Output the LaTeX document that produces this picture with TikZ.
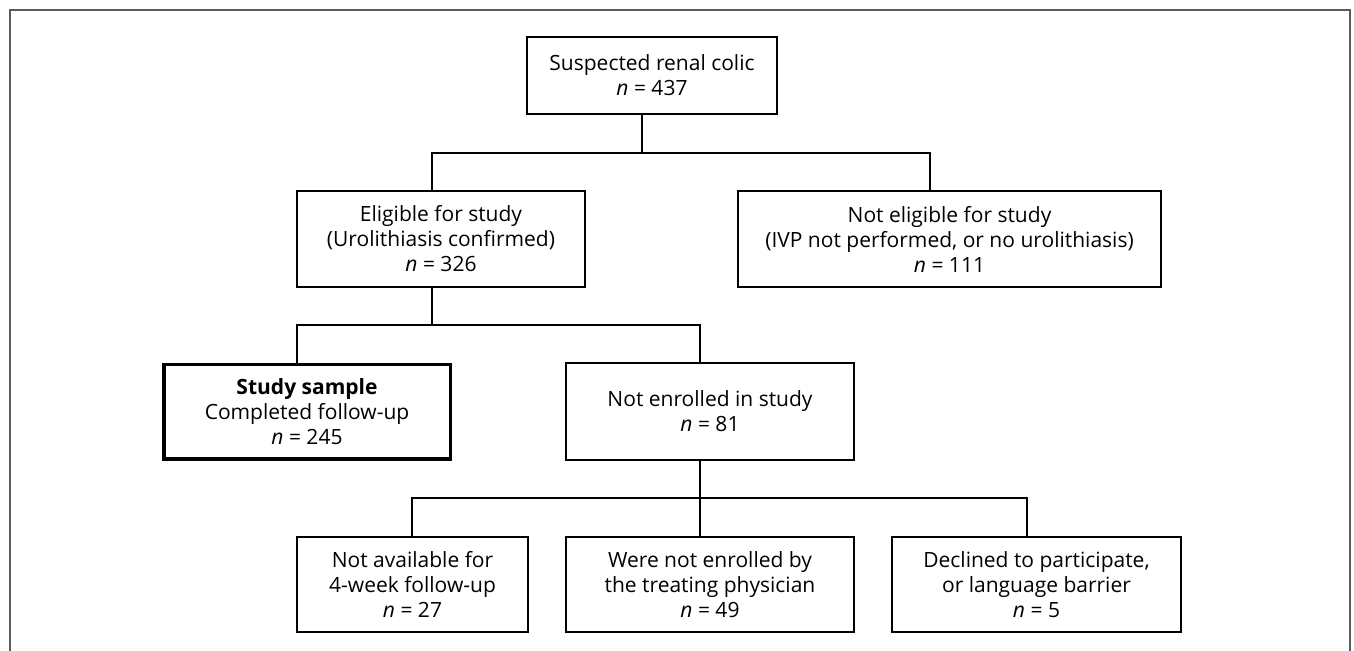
\documentclass[tikz,border=0pt]{standalone}
\usepackage{fontspec}
\setmainfont{Open Sans}
\usepackage{tikz}
\usetikzlibrary{positioning}
\definecolor{framegray}{RGB}{90,90,90}
\tikzset{%
  stage/.style={draw, rectangle, line width=0.75pt, align=center, inner sep=0pt,
    font=\fontsize{10.5}{12.5}\selectfont},% flow box
  sample/.style={stage, line width=1.75pt},% study sample box
  link/.style={line width=0.7pt}% connector
}

\begin{document}
\begin{tikzpicture}[x=0.5pt, y=-0.5pt]
\useasboundingbox (0,0) rectangle (1354,651);
\draw[framegray, line width=0.75pt] (10,651) -- (10,10) -- (1350,10) -- (1350,651);

\node[stage, minimum width=125pt, minimum height=38.5pt] (renal) at (652,75.5) {Suspected renal colic\\\textit{n} = 437};
\node[stage, minimum width=144pt, minimum height=48pt] (elig) at (441,239) {Eligible for study\\(Urolithiasis confirmed)\\\textit{n} = 326};
\node[stage, minimum width=211.5pt, minimum height=48pt] (notelig) at (949.5,239) {Not eligible for study\\(IVP not performed, or no urolithiasis)\\\textit{n} = 111};
\node[sample, minimum width=143.25pt, minimum height=47.25pt] (study) at (307,412) {\textbf{Study sample}\\Completed follow-up\\\textit{n} = 245};
\node[stage, minimum width=144pt, minimum height=48.5pt] (notenr) at (710,411.5) {Not enrolled in study\\\textit{n} = 81};
\node[stage, minimum width=115.5pt, minimum height=47.5pt] (avail) at (412.5,584.5) {Not available for\\4-week follow-up\\\textit{n} = 27};
\node[stage, minimum width=144pt, minimum height=47.5pt] (phys) at (710,584.5) {Were not enrolled by\\the treating physician\\\textit{n} = 49};
\node[stage, minimum width=144.5pt, minimum height=47.5pt] (decl) at (1036.5,584.5) {Declined to participate,\\or language barrier\\\textit{n} = 5};

% branch points
\coordinate (j1) at (642,153);
\coordinate (j1l) at (432,153);
\coordinate (j1r) at (930,153);
\coordinate (j2) at (432,325);
\coordinate (j2l) at (297,325);
\coordinate (j2r) at (700,325);
\coordinate (j3) at (700,498);
\coordinate (j3l) at (412,498);
\coordinate (j3r) at (1027,498);

\draw[link] (renal.south -| j1) -- (j1);
\draw[link] (elig.north -| j1l) |- (j1r) -- (notelig.north -| j1r);
\draw[link] (elig.south -| j2) -- (j2);
\draw[link] (study.north -| j2l) |- (j2r) -- (notenr.north -| j2r);
\draw[link] (notenr.south -| j3) -- (j3);
\draw[link] (avail.north -| j3l) |- (j3r) -- (decl.north -| j3r);
\draw[link] (phys.north -| j3) -- (j3);
\end{tikzpicture}
\end{document}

::::

Return each line of the data, keeping its wording exact and omitting pictures.

## THE REPLY
Output the LaTeX document that produces this picture with TikZ.
\documentclass[tikz,border=0pt]{standalone}
\usepackage{fontspec}
\setmainfont{Open Sans}
\usepackage{tikz}
\usetikzlibrary{positioning}
\definecolor{framegray}{RGB}{90,90,90}
\tikzset{%
  stage/.style={draw, rectangle, line width=0.75pt, align=center, inner sep=0pt,
    font=\fontsize{10.5}{12.5}\selectfont},% flow box
  sample/.style={stage, line width=1.75pt},% study sample box
  link/.style={line width=0.7pt}% connector
}

\begin{document}
\begin{tikzpicture}[x=0.5pt, y=-0.5pt]
\useasboundingbox (0,0) rectangle (1354,651);
\draw[framegray, line width=0.75pt] (10,651) -- (10,10) -- (1350,10) -- (1350,651);

\node[stage, minimum width=125pt, minimum height=38.5pt] (renal) at (652,75.5) {Suspected renal colic\\\textit{n} = 437};
\node[stage, minimum width=144pt, minimum height=48pt] (elig) at (441,239) {Eligible for study\\(Urolithiasis confirmed)\\\textit{n} = 326};
\node[stage, minimum width=211.5pt, minimum height=48pt] (notelig) at (949.5,239) {Not eligible for study\\(IVP not performed, or no urolithiasis)\\\textit{n} = 111};
\node[sample, minimum width=143.25pt, minimum height=47.25pt] (study) at (307,412) {\textbf{Study sample}\\Completed follow-up\\\textit{n} = 245};
\node[stage, minimum width=144pt, minimum height=48.5pt] (notenr) at (710,411.5) {Not enrolled in study\\\textit{n} = 81};
\node[stage, minimum width=115.5pt, minimum height=47.5pt] (avail) at (412.5,584.5) {Not available for\\4-week follow-up\\\textit{n} = 27};
\node[stage, minimum width=144pt, minimum height=47.5pt] (phys) at (710,584.5) {Were not enrolled by\\the treating physician\\\textit{n} = 49};
\node[stage, minimum width=144.5pt, minimum height=47.5pt] (decl) at (1036.5,584.5) {Declined to participate,\\or language barrier\\\textit{n} = 5};

% branch points
\coordinate (j1) at (642,153);
\coordinate (j1l) at (432,153);
\coordinate (j1r) at (930,153);
\coordinate (j2) at (432,325);
\coordinate (j2l) at (297,325);
\coordinate (j2r) at (700,325);
\coordinate (j3) at (700,498);
\coordinate (j3l) at (412,498);
\coordinate (j3r) at (1027,498);

\draw[link] (renal.south -| j1) -- (j1);
\draw[link] (elig.north -| j1l) |- (j1r) -- (notelig.north -| j1r);
\draw[link] (elig.south -| j2) -- (j2);
\draw[link] (study.north -| j2l) |- (j2r) -- (notenr.north -| j2r);
\draw[link] (notenr.south -| j3) -- (j3);
\draw[link] (avail.north -| j3l) |- (j3r) -- (decl.north -| j3r);
\draw[link] (phys.north -| j3) -- (j3);
\end{tikzpicture}
\end{document}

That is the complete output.